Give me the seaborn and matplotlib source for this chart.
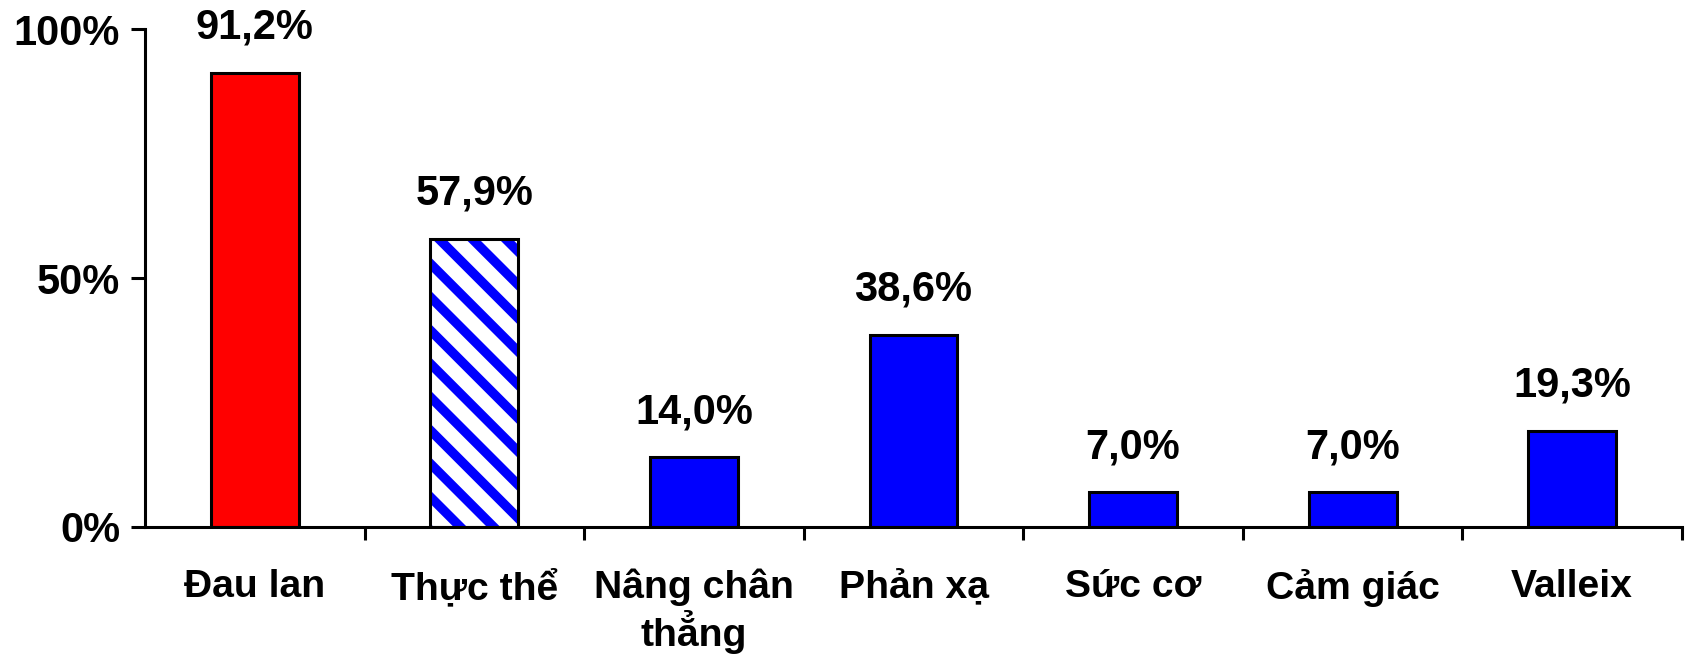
━━━━
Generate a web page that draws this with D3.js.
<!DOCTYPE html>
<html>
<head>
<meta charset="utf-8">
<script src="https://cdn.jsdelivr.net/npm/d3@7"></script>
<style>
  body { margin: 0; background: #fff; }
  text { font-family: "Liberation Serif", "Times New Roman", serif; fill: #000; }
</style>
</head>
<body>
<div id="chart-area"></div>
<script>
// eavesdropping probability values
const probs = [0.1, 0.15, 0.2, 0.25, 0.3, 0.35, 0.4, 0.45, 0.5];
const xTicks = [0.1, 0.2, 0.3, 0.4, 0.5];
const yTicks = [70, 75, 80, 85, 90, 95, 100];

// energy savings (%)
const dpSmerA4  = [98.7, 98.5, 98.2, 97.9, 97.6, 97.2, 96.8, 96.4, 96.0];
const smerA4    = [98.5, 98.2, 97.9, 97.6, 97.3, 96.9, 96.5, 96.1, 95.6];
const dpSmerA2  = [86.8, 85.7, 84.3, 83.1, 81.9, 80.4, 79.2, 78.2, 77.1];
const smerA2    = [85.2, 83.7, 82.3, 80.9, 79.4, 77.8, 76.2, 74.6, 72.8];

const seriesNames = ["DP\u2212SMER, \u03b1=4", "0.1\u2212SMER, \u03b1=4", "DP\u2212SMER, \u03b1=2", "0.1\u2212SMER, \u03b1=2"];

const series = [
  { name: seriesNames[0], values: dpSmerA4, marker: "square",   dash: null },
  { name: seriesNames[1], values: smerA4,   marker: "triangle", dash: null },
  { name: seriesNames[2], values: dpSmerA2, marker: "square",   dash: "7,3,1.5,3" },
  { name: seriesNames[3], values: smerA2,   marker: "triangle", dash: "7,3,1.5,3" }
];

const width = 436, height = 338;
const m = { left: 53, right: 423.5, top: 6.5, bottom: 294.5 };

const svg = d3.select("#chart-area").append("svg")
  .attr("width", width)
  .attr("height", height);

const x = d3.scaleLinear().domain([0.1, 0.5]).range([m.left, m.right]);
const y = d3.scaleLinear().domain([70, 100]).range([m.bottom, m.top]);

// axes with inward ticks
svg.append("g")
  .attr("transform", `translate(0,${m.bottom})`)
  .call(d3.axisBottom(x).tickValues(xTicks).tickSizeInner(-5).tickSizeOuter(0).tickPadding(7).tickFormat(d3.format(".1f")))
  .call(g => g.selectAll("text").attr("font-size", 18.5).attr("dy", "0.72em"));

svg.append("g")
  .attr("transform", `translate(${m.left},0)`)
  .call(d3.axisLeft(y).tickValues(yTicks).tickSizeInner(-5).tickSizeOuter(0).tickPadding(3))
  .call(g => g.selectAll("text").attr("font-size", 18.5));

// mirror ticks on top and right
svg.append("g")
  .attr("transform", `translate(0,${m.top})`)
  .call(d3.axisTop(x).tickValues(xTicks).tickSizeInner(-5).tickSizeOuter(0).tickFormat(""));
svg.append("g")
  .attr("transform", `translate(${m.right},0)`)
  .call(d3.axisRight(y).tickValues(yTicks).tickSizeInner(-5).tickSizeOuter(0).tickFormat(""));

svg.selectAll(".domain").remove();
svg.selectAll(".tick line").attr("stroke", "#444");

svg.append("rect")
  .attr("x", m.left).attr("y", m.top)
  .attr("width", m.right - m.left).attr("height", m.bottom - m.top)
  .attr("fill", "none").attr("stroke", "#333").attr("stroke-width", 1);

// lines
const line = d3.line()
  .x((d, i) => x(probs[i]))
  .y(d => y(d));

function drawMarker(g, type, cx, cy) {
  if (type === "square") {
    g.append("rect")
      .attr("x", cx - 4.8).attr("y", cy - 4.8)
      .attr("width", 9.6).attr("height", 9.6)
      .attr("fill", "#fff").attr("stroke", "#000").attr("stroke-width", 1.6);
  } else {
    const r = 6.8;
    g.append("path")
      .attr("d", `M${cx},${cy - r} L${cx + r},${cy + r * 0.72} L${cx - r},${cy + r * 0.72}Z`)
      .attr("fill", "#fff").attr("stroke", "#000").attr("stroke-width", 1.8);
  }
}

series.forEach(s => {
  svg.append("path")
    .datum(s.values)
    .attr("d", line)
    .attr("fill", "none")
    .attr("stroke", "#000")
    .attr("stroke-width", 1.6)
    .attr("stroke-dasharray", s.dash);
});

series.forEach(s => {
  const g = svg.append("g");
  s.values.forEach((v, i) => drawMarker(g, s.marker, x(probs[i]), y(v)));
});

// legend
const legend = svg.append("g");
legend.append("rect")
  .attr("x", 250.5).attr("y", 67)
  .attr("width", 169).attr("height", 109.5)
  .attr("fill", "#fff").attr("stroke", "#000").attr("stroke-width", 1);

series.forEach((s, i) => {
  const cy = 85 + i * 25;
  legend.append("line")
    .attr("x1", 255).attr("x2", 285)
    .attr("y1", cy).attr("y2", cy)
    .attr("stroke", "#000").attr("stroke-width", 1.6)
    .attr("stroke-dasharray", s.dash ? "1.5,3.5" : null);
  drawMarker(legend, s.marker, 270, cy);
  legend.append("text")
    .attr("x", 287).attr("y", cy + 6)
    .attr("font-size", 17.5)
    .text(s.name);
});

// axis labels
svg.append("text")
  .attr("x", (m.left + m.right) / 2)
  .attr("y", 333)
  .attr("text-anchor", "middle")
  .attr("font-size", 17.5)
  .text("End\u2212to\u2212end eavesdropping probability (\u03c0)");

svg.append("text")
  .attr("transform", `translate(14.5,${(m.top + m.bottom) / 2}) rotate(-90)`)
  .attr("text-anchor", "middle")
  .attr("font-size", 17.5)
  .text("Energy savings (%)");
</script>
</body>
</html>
━━━━
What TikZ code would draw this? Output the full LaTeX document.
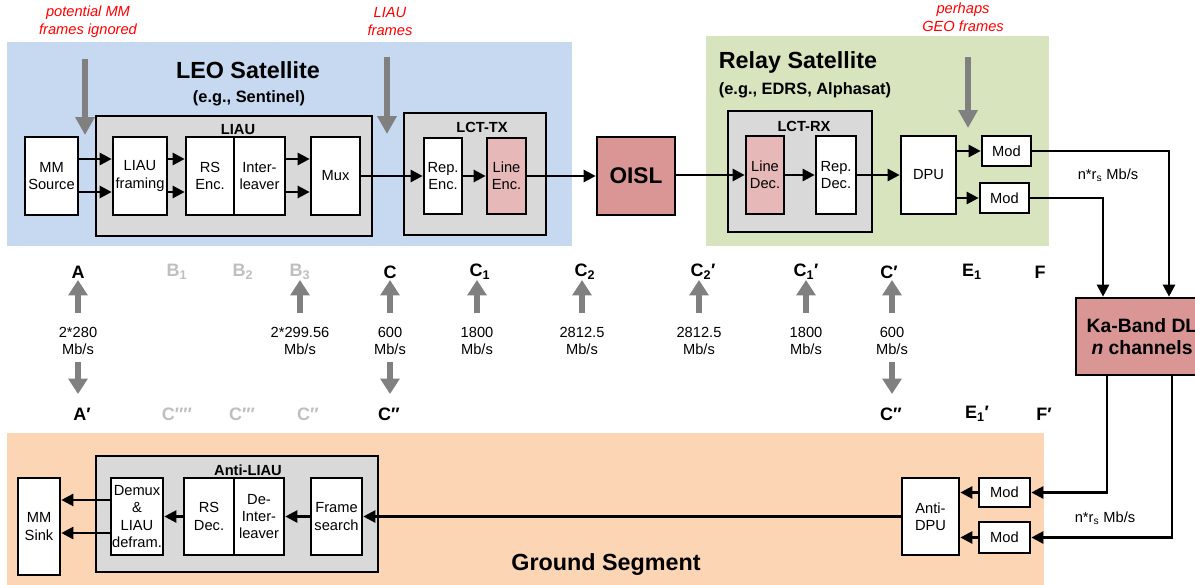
━━━━
# [REQUEST]
Reproduce word for word the material above, beginning with the line that contains "Generate a web" and ending with the line that contains "76.2, 74.6, 72.8];".

# [FINISHED TASK]
Generate a web page that draws this with D3.js.
<!DOCTYPE html>
<html>
<head>
<meta charset="utf-8">
<script src="https://cdn.jsdelivr.net/npm/d3@7"></script>
<style>
  body { margin: 0; background: #fff; }
  text { font-family: "Liberation Serif", "Times New Roman", serif; fill: #000; }
</style>
</head>
<body>
<div id="chart-area"></div>
<script>
// eavesdropping probability values
const probs = [0.1, 0.15, 0.2, 0.25, 0.3, 0.35, 0.4, 0.45, 0.5];
const xTicks = [0.1, 0.2, 0.3, 0.4, 0.5];
const yTicks = [70, 75, 80, 85, 90, 95, 100];

// energy savings (%)
const dpSmerA4  = [98.7, 98.5, 98.2, 97.9, 97.6, 97.2, 96.8, 96.4, 96.0];
const smerA4    = [98.5, 98.2, 97.9, 97.6, 97.3, 96.9, 96.5, 96.1, 95.6];
const dpSmerA2  = [86.8, 85.7, 84.3, 83.1, 81.9, 80.4, 79.2, 78.2, 77.1];
const smerA2    = [85.2, 83.7, 82.3, 80.9, 79.4, 77.8, 76.2, 74.6, 72.8];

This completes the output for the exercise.